Mind the gap: Toblerone bars get smaller as costs rise
Toblerone is shrinking. The maker of the chunky chocolate treat said it was reducing the scale of some bars in the UK and the Republic, but retaining the recommended retail price.
US food manufacturer Mondelez, which makes the triangular-shaped bar, stresses its problems aren't related to Brexit, but to the rising cost of ingredients.
"We carry the costs for as long as possible, but to ensure Toblerone remains on shelf, is affordable and retains the iconic shape we all know and love, we had to reduce the weight of this particular bar," the company said.
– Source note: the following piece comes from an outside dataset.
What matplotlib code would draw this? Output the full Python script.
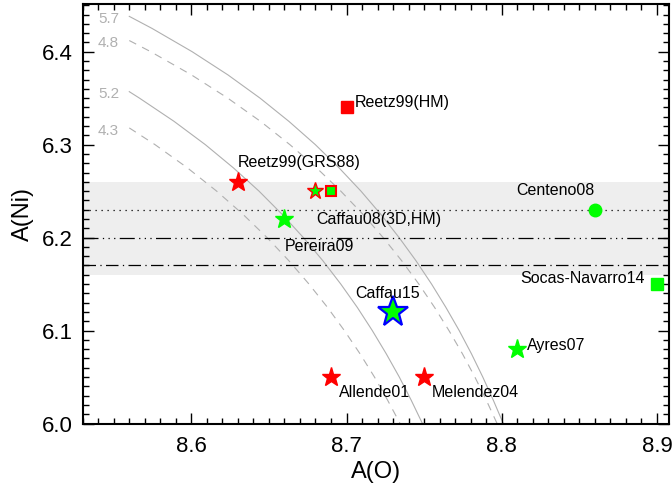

In the Republic and the UK the 400g bar is being reduced in size to 360g by spacing the triangular chocolate peaks out more widely. In the UK the smaller 170g bar is being cut to 150g. Despite the denials, chocolate lovers have blamed the Brexit induced plunge in the pound for the reduced size, with John Prescott, former deputy Prime Minister, tweeting that the referendum was behind the move.
It's not clear whether any other markets are affected.
Consumers took to social media to vent their fury.
"This must be up there with the dumbest corporate decisions of all-time," one Toblerone customer posted. "You have a somewhat premium chocolate bar which is very well-known for its distinctive shape, and to save money you change the shape?
"Now you have a premium-priced product that looks like a weird knock-off of itself."
Academics at the University of East Anglia said the Toblerone move is the latest example of 'shrinkflation'.
"The new gappy-teeth Toblerone is yet another example of shrinkflation, where shrinking pack contents allows for a backdoor price rise," said Ratula Chakraborty, a senior lecturer in retailing.